* BEGIN Data segment *

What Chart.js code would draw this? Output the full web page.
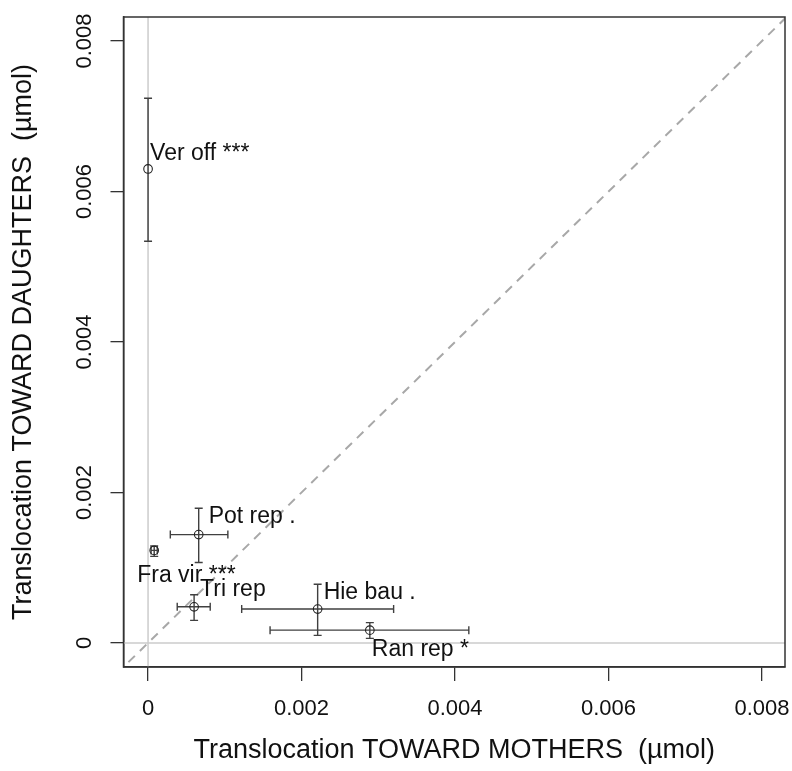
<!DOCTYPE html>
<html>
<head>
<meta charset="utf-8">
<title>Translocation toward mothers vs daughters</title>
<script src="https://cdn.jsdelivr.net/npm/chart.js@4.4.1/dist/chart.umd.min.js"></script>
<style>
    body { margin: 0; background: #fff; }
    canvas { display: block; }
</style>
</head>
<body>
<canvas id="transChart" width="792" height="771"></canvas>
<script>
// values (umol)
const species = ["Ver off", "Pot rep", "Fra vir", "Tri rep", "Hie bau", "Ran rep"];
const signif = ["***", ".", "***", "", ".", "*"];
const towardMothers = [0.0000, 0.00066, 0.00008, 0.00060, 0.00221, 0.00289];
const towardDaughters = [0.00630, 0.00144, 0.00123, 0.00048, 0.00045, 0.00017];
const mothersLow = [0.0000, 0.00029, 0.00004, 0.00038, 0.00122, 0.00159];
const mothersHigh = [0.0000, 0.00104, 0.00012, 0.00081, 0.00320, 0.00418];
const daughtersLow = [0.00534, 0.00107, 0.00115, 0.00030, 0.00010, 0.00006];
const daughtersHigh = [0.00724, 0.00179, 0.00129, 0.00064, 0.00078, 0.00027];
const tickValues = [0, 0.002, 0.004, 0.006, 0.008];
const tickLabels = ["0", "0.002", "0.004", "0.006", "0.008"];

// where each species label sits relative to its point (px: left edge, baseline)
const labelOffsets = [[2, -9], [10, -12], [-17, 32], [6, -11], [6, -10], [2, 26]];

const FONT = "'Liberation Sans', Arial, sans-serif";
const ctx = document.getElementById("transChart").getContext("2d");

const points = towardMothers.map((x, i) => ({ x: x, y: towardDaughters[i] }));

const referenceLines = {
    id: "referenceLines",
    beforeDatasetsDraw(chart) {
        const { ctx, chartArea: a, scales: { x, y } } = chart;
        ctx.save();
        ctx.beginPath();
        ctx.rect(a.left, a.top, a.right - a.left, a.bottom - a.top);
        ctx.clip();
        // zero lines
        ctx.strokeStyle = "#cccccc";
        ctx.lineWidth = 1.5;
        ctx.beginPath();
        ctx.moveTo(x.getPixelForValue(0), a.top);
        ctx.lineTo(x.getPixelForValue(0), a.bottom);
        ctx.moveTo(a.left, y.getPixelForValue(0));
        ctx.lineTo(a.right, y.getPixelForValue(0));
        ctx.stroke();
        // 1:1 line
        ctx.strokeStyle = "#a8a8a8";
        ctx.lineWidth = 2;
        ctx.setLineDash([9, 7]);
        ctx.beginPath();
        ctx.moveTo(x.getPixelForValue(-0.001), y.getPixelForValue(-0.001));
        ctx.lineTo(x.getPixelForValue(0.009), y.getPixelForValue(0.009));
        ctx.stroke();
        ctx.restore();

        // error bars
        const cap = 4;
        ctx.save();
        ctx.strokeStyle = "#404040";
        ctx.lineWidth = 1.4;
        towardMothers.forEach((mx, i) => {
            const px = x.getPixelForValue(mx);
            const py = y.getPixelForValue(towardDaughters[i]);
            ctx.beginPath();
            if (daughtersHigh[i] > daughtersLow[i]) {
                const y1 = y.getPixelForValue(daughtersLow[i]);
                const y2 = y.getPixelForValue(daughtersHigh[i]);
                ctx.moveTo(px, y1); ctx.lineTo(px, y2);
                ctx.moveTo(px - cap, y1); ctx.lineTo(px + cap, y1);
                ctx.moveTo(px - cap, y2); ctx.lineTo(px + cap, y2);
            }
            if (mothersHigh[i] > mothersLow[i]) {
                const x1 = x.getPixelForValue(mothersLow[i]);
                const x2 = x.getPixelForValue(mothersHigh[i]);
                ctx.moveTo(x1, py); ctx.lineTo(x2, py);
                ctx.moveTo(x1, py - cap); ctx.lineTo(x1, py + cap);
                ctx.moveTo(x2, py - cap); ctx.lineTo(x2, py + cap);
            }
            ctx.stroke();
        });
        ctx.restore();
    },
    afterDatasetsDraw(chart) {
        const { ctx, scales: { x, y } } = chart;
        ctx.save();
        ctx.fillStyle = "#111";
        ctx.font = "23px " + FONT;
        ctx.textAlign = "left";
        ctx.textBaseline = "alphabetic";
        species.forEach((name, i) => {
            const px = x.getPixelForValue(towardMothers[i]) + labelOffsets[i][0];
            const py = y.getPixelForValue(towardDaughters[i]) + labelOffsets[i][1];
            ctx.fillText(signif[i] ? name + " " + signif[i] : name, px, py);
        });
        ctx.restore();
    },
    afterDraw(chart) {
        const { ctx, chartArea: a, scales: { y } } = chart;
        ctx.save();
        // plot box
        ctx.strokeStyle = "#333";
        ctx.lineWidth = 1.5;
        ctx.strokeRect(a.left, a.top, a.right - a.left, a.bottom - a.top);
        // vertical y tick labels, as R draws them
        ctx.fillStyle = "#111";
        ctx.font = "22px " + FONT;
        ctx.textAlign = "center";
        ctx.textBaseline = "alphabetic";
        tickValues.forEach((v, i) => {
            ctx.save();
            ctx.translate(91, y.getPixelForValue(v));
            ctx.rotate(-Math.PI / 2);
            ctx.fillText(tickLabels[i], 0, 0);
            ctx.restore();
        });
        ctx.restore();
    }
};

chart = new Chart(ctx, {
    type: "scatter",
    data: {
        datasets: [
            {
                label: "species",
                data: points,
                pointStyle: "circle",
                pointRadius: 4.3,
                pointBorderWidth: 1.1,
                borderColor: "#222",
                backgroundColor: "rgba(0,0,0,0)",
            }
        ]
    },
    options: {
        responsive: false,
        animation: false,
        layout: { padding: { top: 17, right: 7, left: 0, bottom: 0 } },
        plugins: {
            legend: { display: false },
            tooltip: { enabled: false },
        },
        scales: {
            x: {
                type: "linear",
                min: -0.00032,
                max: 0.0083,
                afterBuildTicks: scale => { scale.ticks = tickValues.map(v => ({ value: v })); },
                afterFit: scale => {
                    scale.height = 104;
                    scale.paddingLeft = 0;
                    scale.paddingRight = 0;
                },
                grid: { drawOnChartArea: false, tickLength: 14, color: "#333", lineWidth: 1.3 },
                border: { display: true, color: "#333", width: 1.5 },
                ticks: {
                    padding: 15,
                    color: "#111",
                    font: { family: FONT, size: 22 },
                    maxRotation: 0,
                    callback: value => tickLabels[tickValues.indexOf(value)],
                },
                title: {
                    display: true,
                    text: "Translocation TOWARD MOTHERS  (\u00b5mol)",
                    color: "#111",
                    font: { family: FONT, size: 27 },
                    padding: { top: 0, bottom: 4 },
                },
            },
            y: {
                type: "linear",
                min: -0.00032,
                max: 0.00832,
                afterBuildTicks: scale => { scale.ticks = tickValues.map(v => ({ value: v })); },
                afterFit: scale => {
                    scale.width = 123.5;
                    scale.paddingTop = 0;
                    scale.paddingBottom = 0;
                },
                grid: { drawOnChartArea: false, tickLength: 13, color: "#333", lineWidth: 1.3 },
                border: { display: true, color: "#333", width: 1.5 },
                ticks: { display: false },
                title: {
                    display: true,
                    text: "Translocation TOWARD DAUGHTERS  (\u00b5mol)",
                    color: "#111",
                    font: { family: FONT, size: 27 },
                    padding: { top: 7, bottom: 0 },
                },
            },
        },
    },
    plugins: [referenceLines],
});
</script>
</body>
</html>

* END Data segment *

- Exercise details -
Give again, word for word, every line from the top of the data through the line with "-10], [2, 26]];", both ends included, and exclude the pictures.

- Output below -
What Chart.js code would draw this? Output the full web page.
<!DOCTYPE html>
<html>
<head>
<meta charset="utf-8">
<title>Translocation toward mothers vs daughters</title>
<script src="https://cdn.jsdelivr.net/npm/chart.js@4.4.1/dist/chart.umd.min.js"></script>
<style>
    body { margin: 0; background: #fff; }
    canvas { display: block; }
</style>
</head>
<body>
<canvas id="transChart" width="792" height="771"></canvas>
<script>
// values (umol)
const species = ["Ver off", "Pot rep", "Fra vir", "Tri rep", "Hie bau", "Ran rep"];
const signif = ["***", ".", "***", "", ".", "*"];
const towardMothers = [0.0000, 0.00066, 0.00008, 0.00060, 0.00221, 0.00289];
const towardDaughters = [0.00630, 0.00144, 0.00123, 0.00048, 0.00045, 0.00017];
const mothersLow = [0.0000, 0.00029, 0.00004, 0.00038, 0.00122, 0.00159];
const mothersHigh = [0.0000, 0.00104, 0.00012, 0.00081, 0.00320, 0.00418];
const daughtersLow = [0.00534, 0.00107, 0.00115, 0.00030, 0.00010, 0.00006];
const daughtersHigh = [0.00724, 0.00179, 0.00129, 0.00064, 0.00078, 0.00027];
const tickValues = [0, 0.002, 0.004, 0.006, 0.008];
const tickLabels = ["0", "0.002", "0.004", "0.006", "0.008"];

// where each species label sits relative to its point (px: left edge, baseline)
const labelOffsets = [[2, -9], [10, -12], [-17, 32], [6, -11], [6, -10], [2, 26]];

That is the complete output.